## start
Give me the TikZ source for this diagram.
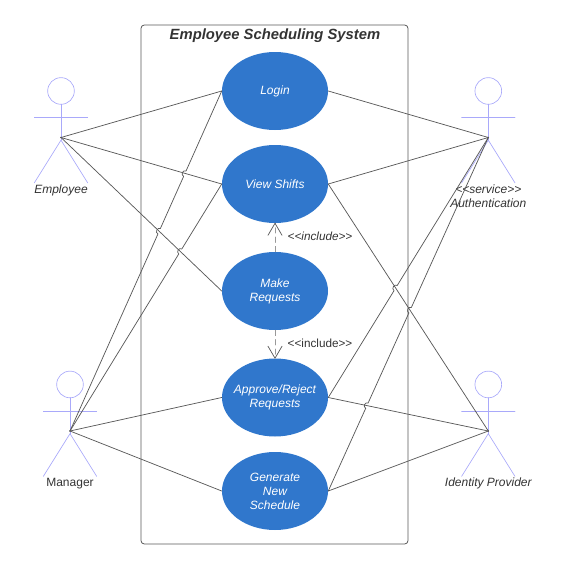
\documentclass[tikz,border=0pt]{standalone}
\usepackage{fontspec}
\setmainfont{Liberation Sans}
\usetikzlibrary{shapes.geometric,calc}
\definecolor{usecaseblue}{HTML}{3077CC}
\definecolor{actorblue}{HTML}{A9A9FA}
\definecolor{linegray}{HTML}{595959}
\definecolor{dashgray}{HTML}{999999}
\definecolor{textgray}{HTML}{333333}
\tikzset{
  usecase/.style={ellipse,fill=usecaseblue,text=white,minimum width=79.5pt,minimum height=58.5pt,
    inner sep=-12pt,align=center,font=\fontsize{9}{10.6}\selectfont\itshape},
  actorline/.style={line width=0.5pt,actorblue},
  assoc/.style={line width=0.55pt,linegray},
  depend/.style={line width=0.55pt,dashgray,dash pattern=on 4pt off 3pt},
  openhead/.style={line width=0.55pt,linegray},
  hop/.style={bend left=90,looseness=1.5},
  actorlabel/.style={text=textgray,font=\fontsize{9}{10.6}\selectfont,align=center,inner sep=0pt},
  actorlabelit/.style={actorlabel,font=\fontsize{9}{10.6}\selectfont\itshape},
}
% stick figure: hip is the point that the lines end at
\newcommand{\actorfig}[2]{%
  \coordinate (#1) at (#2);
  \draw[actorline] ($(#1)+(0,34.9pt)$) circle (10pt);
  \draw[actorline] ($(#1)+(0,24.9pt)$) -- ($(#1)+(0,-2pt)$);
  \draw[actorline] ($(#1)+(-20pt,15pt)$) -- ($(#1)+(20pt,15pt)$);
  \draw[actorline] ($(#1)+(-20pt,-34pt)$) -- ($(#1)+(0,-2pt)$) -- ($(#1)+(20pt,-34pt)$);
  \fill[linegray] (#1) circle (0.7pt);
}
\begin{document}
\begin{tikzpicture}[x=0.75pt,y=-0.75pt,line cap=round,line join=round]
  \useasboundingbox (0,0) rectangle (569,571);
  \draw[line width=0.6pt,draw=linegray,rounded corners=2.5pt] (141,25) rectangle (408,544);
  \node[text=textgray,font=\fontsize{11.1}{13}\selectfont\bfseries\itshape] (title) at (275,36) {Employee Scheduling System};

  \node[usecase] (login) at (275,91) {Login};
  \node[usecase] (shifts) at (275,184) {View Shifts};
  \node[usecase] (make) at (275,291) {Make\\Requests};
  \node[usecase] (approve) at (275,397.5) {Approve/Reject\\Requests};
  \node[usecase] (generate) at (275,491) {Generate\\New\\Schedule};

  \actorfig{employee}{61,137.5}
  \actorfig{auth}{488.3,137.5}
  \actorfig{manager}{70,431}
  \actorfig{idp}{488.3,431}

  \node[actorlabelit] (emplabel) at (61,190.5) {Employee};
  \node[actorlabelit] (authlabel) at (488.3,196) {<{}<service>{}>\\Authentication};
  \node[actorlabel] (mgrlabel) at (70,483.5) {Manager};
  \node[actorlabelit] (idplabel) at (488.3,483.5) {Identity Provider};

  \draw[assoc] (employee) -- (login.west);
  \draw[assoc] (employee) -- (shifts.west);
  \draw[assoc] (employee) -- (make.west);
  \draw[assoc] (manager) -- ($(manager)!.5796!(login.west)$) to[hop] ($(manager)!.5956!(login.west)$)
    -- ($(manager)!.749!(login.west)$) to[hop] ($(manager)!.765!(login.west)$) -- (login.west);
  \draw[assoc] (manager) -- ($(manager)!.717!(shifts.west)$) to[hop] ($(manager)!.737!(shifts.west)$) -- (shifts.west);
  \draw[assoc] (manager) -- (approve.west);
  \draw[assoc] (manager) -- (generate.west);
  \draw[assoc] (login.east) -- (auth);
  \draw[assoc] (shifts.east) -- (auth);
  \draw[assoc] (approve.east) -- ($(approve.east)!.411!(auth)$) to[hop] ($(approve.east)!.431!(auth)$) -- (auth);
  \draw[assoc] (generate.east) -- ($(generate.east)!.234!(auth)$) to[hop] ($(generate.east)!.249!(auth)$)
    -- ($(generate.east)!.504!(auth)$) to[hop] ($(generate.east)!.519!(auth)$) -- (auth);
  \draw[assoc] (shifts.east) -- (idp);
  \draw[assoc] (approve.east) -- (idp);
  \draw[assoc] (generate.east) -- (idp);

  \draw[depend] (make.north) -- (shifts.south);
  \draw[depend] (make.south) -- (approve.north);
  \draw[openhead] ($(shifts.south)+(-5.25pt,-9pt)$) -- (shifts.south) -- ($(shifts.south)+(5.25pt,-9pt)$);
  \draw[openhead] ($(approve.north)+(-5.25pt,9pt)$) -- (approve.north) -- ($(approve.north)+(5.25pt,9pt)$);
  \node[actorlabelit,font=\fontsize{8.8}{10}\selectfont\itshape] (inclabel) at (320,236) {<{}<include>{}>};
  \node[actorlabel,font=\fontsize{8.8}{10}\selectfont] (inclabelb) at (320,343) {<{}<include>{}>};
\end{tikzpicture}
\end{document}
## end
TASK STATEMENT:
Transcribe the listing in full. Omit the pictures and keep every line exact.

FULL RESPONSE:
Give me the TikZ source for this diagram.
\documentclass[tikz,border=0pt]{standalone}
\usepackage{fontspec}
\setmainfont{Liberation Sans}
\usetikzlibrary{shapes.geometric,calc}
\definecolor{usecaseblue}{HTML}{3077CC}
\definecolor{actorblue}{HTML}{A9A9FA}
\definecolor{linegray}{HTML}{595959}
\definecolor{dashgray}{HTML}{999999}
\definecolor{textgray}{HTML}{333333}
\tikzset{
  usecase/.style={ellipse,fill=usecaseblue,text=white,minimum width=79.5pt,minimum height=58.5pt,
    inner sep=-12pt,align=center,font=\fontsize{9}{10.6}\selectfont\itshape},
  actorline/.style={line width=0.5pt,actorblue},
  assoc/.style={line width=0.55pt,linegray},
  depend/.style={line width=0.55pt,dashgray,dash pattern=on 4pt off 3pt},
  openhead/.style={line width=0.55pt,linegray},
  hop/.style={bend left=90,looseness=1.5},
  actorlabel/.style={text=textgray,font=\fontsize{9}{10.6}\selectfont,align=center,inner sep=0pt},
  actorlabelit/.style={actorlabel,font=\fontsize{9}{10.6}\selectfont\itshape},
}
% stick figure: hip is the point that the lines end at
\newcommand{\actorfig}[2]{%
  \coordinate (#1) at (#2);
  \draw[actorline] ($(#1)+(0,34.9pt)$) circle (10pt);
  \draw[actorline] ($(#1)+(0,24.9pt)$) -- ($(#1)+(0,-2pt)$);
  \draw[actorline] ($(#1)+(-20pt,15pt)$) -- ($(#1)+(20pt,15pt)$);
  \draw[actorline] ($(#1)+(-20pt,-34pt)$) -- ($(#1)+(0,-2pt)$) -- ($(#1)+(20pt,-34pt)$);
  \fill[linegray] (#1) circle (0.7pt);
}
\begin{document}
\begin{tikzpicture}[x=0.75pt,y=-0.75pt,line cap=round,line join=round]
  \useasboundingbox (0,0) rectangle (569,571);
  \draw[line width=0.6pt,draw=linegray,rounded corners=2.5pt] (141,25) rectangle (408,544);
  \node[text=textgray,font=\fontsize{11.1}{13}\selectfont\bfseries\itshape] (title) at (275,36) {Employee Scheduling System};

  \node[usecase] (login) at (275,91) {Login};
  \node[usecase] (shifts) at (275,184) {View Shifts};
  \node[usecase] (make) at (275,291) {Make\\Requests};
  \node[usecase] (approve) at (275,397.5) {Approve/Reject\\Requests};
  \node[usecase] (generate) at (275,491) {Generate\\New\\Schedule};

  \actorfig{employee}{61,137.5}
  \actorfig{auth}{488.3,137.5}
  \actorfig{manager}{70,431}
  \actorfig{idp}{488.3,431}

  \node[actorlabelit] (emplabel) at (61,190.5) {Employee};
  \node[actorlabelit] (authlabel) at (488.3,196) {<{}<service>{}>\\Authentication};
  \node[actorlabel] (mgrlabel) at (70,483.5) {Manager};
  \node[actorlabelit] (idplabel) at (488.3,483.5) {Identity Provider};

  \draw[assoc] (employee) -- (login.west);
  \draw[assoc] (employee) -- (shifts.west);
  \draw[assoc] (employee) -- (make.west);
  \draw[assoc] (manager) -- ($(manager)!.5796!(login.west)$) to[hop] ($(manager)!.5956!(login.west)$)
    -- ($(manager)!.749!(login.west)$) to[hop] ($(manager)!.765!(login.west)$) -- (login.west);
  \draw[assoc] (manager) -- ($(manager)!.717!(shifts.west)$) to[hop] ($(manager)!.737!(shifts.west)$) -- (shifts.west);
  \draw[assoc] (manager) -- (approve.west);
  \draw[assoc] (manager) -- (generate.west);
  \draw[assoc] (login.east) -- (auth);
  \draw[assoc] (shifts.east) -- (auth);
  \draw[assoc] (approve.east) -- ($(approve.east)!.411!(auth)$) to[hop] ($(approve.east)!.431!(auth)$) -- (auth);
  \draw[assoc] (generate.east) -- ($(generate.east)!.234!(auth)$) to[hop] ($(generate.east)!.249!(auth)$)
    -- ($(generate.east)!.504!(auth)$) to[hop] ($(generate.east)!.519!(auth)$) -- (auth);
  \draw[assoc] (shifts.east) -- (idp);
  \draw[assoc] (approve.east) -- (idp);
  \draw[assoc] (generate.east) -- (idp);

  \draw[depend] (make.north) -- (shifts.south);
  \draw[depend] (make.south) -- (approve.north);
  \draw[openhead] ($(shifts.south)+(-5.25pt,-9pt)$) -- (shifts.south) -- ($(shifts.south)+(5.25pt,-9pt)$);
  \draw[openhead] ($(approve.north)+(-5.25pt,9pt)$) -- (approve.north) -- ($(approve.north)+(5.25pt,9pt)$);
  \node[actorlabelit,font=\fontsize{8.8}{10}\selectfont\itshape] (inclabel) at (320,236) {<{}<include>{}>};
  \node[actorlabel,font=\fontsize{8.8}{10}\selectfont] (inclabelb) at (320,343) {<{}<include>{}>};
\end{tikzpicture}
\end{document}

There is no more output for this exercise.